I like ginger beer - crikey, throughout Dry July, I've been guzzling down the stuff. And I like supporting local initiatives - Hakanoa is just down the street from where I live so it's incredibly local. But I won't be buying Hakanoa's product again.
They claim they were just a cog in a greater campaign orchestrated by ginger-haired parents of ginger-haired kids, concerned about bullying. One of the dads works for M&C Saatchi and you'd have to say, if that's the best he can do, M&C Saatchi wouldn't be the first ad agency you'd go to.
I don't mind a bit of harmless ribbing - I'm a blonde so I've been the subject of blonde jokes for years and on occasion deservedly so. Asking how many teams there were in the Super 14 competition made me an object of ridicule for years.
I also don't mind the odd fat joke and, quite frankly, if you can't laugh at yourself, you could be missing the best joke around. But I'm a grown-up. I've got a healthy sense of who and what I am and I'm pretty bomb-proof when it comes to insults.
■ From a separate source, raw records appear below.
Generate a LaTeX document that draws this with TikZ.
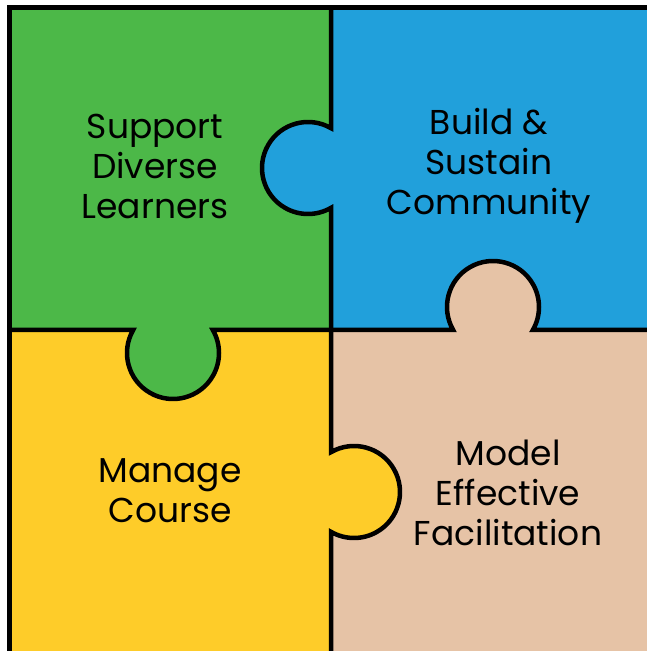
\documentclass[tikz,border=0pt]{standalone}
\usepackage{fontspec}
\setmainfont{Poppins}
\usetikzlibrary{calc}
\definecolor{pgreen}{RGB}{76,184,72}
\definecolor{pblue}{RGB}{33,160,219}
\definecolor{pyellow}{RGB}{254,204,41}
\definecolor{pbeige}{RGB}{230,195,166}
\tikzset{
  edge/.style={draw=black, line width=4.5pt, line join=miter},
  label/.style={align=center, font=\fontsize{34.5}{40}\selectfont, text=black, inner sep=0pt}
}
\begin{document}
\begin{tikzpicture}[x=1pt,y=1pt]
\useasboundingbox (0,0) rectangle (647,651);
\clip (0,0) rectangle (647,651);
% quadrants
\fill[pgreen]  (9.5,321) rectangle (331,643.5);
\fill[pblue]   (331,321) rectangle (660,643.5);
\fill[pyellow] (9.5,-10) rectangle (331,321);
\fill[pbeige]  (331,-10) rectangle (660,321);
% tabs
\fill[pblue]   (308,483) circle (46);
\fill[pbeige]  (493,344) circle (46);
\fill[pgreen]  (173,298) circle (46);
\fill[pyellow] (354,159) circle (46);
% outer border
\draw[edge] (9.5,-10) -- (9.5,643.5) -- (660,643.5);
% vertical divider
\coordinate (vtop) at (331,643.5);
\coordinate (vbot) at (331,-10);
\draw[edge] (vtop) -- ($(308,483)+(60:46)$) arc[start angle=60,end angle=300,radius=46]
  -- ($(354,159)+(120:46)$) arc[start angle=120,end angle=-120,radius=46] -- (vbot);
% horizontal divider
\coordinate (hl) at (9.5,321);
\coordinate (hr) at (660,321);
\draw[edge] (hl) -- ($(173,298)+(150:46)$) arc[start angle=150,end angle=390,radius=46]
  -- ($(493,344)+(210:46)$) arc[start angle=210,end angle=-30,radius=46] -- (hr);
% labels
\node[label] (sdl) at (155,485) {Support\\Diverse\\Learners};
\node[label] (bsc) at (489,485) {Build \&\\Sustain\\Community};
\node[label] (mc)  at (170,160) {Manage\\Course};
\node[label] (mef) at (508,158) {Model\\Effective\\Facilitation};
\end{tikzpicture}
\end{document}
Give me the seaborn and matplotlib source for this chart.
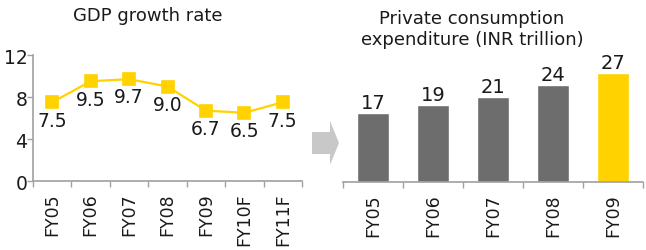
import numpy as np
import pandas as pd
import matplotlib
matplotlib.use("Agg")
import matplotlib.pyplot as plt
from matplotlib.patches import Polygon
import seaborn as sns

# ---- data ----
gdp_years = ["FY05", "FY06", "FY07", "FY08", "FY09", "FY10F", "FY11F"]
gdp_growth = [7.5, 9.5, 9.7, 9.0, 6.7, 6.5, 7.5]

pce_years = ["FY05", "FY06", "FY07", "FY08", "FY09"]
pce_values = [17, 19, 21, 24, 27]

gdp_title = "GDP growth rate"
pce_title = "Private consumption\nexpenditure (INR trillion)"

YELLOW = "#FFD200"
GREY = "#6D6D6D"
AXIS = "#A0A0A0"
TEXT = "#1A1A1A"

sns.set_theme(style="white")
plt.rcParams["font.family"] = ["DejaVu Sans"]

W, H = 646, 251
fig = plt.figure(figsize=(W / 100, H / 100), dpi=100)

def frac(x0, y_top, x1, y_bot):
    return [x0 / W, 1 - y_bot / H, (x1 - x0) / W, (y_bot - y_top) / H]

# ---- left: GDP growth line ----
ax1 = fig.add_axes(frac(33, 56, 302, 182))
df1 = pd.DataFrame({"year": gdp_years, "growth": gdp_growth})
sns.pointplot(data=df1, x="year", y="growth", color=YELLOW, markers="s",
              markersize=8.5, linewidth=1.6, ax=ax1)
ax1.set_xlim(-0.5, len(gdp_years) - 0.5)
ax1.set_ylim(0, 12)
ax1.set_yticks([0, 4, 8, 12])
ax1.set_xticks(np.arange(-0.5, len(gdp_years), 1), minor=True)
ax1.set_xlabel("")
ax1.set_ylabel("")
ax1.tick_params(axis="x", which="major", bottom=True, length=0, pad=8, labelsize=12.5,
                labelrotation=90, colors=TEXT)
ax1.tick_params(axis="x", which="minor", bottom=True, length=4, width=1, color=AXIS,
                direction="out")
ax1.tick_params(axis="y", left=True, length=4, width=1, color=AXIS, direction="out",
                labelsize=13.5, labelcolor=TEXT, pad=0)
for lab in ax1.get_xticklabels():
    lab.set_va("top")
for s in ["top", "right"]:
    ax1.spines[s].set_visible(False)
for s in ["left", "bottom"]:
    ax1.spines[s].set_color(AXIS)
    ax1.spines[s].set_linewidth(1.2)
for i, v in enumerate(gdp_growth):
    ax1.annotate(f"{v:.1f}", (i, v), xytext=(0, -6), textcoords="offset points",
                 ha="center", va="top", fontsize=13.5, color=TEXT)

# ---- right: private consumption bars ----
ax2 = fig.add_axes(frac(343, 62, 643, 183))
df2 = pd.DataFrame({"year": pce_years, "value": pce_values})
colors = [GREY] * (len(pce_years) - 1) + [YELLOW]
sns.barplot(data=df2, x="year", y="value", hue="year", palette=colors,
            width=0.52, legend=False, ax=ax2, saturation=1)
ax2.set_xlim(-0.5, len(pce_years) - 0.5)
ax2.set_ylim(0, 30)
ax2.set_yticks([])
ax2.set_xlabel("")
ax2.set_ylabel("")
ax2.set_xticks(np.arange(-0.5, len(pce_years), 1), minor=True)
ax2.tick_params(axis="x", which="major", bottom=True, length=0, pad=8, labelsize=12.5,
                labelrotation=90, colors=TEXT)
ax2.tick_params(axis="x", which="minor", bottom=True, length=4, width=1, color=AXIS,
                direction="out")
for lab in ax2.get_xticklabels():
    lab.set_va("top")
for s in ["top", "right", "left"]:
    ax2.spines[s].set_visible(False)
ax2.spines["bottom"].set_color(AXIS)
ax2.spines["bottom"].set_linewidth(1.2)
for cont in ax2.containers:
    ax2.bar_label(cont, fmt="%d", padding=1, fontsize=14, color=TEXT)

# ---- titles ----
fig.text(148 / W, 1 - 21 / H, gdp_title, ha="center", va="baseline",
         fontsize=13, color=TEXT)
fig.text(472 / W, 1 - 45 / H, pce_title, ha="center", va="baseline",
         fontsize=13, color=TEXT, linespacing=1.2)

# ---- arrow decoration ----
pts = [(312, 133), (330, 133), (330, 122), (339, 144), (330, 166), (330, 155), (312, 155)]
arrow = Polygon([(x / W, 1 - y / H) for x, y in pts], closed=True,
                transform=fig.transFigure, facecolor="#C8C8C8", edgecolor="none")
fig.patches.append(arrow)

fig.savefig("out.png", dpi=100)
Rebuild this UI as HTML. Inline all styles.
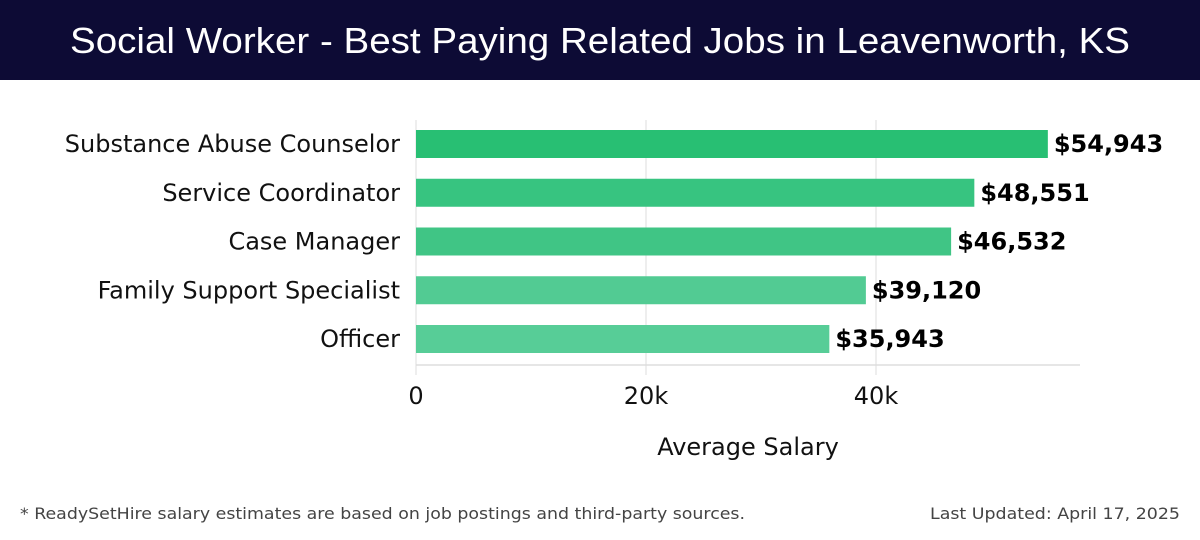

Kids are a different kettle of fish. Anyone who's read Lord of the Flies knows just how cruel kids can be to one another - hell, anyone who was slightly different and hasn't blocked their playground memories knows how cruel kids can be. And you're a lot more fragile when you're young.
If Hakanoa and the ad-land dad had really wanted to promote positivity around redheads, there could have been so many, many ways to do that. As it is, the kids aren't going to see the reverse psychology in this.
All they're going to hear is that their parents never wanted them. Stupid, negative, provocative statements get a lot of noise around them - but any ad man worth his salt should know that noise doesn't equal effect.
Man the lifeboats; let everyone fend for themselves
The idea that in a shipwreck it's women and children first has been exposed as a myth, after scientists examined the survival rate of passengers from 18 maritime disasters.
Women had a survival rate higher than men in just two wrecks: the Titanic in 1912 and the Birkenhead in 1852. In the other 16, it was every man for himself, quite literally, proving self-preservation will trump gallantry nearly every time.
I do wonder whether the ridiculous garments that women wore before 1950 may have contributed to their mortality rate in the wrecks, but the Swedish researchers, who looked at shipwreck data from 1852 to last year, made no comment on reasons for survival or death.
As a 47-year-old woman, who's lived a fabulous life thus far, and who has no dependent children, I wouldn't expect a young man to sacrifice his life for me. Life right now is the sprinkles on the cherry on the icing on the cake.
I have made glorious mistakes, had more wonderful experiences than I ever imagined I would have and my daughter is a young adult, making her own life. Sure, I would love to live long enough to be a naughty nana - and there is still the boxed set of The Wire that I plan to view with the Irishman one winter in a beachside bach that will be our retirement home, but I can't be greedy.
If push came to shove (as well it may in a disaster), I hope that I will have the presence of mind to let a young man go before me. The old adage of women and children first has been shown to be a myth.
I would like to propose that the new rules of conduct should be parents of dependent children first; children second; young adults third - then let the old crones and the crusty old goats fight it out among themselves.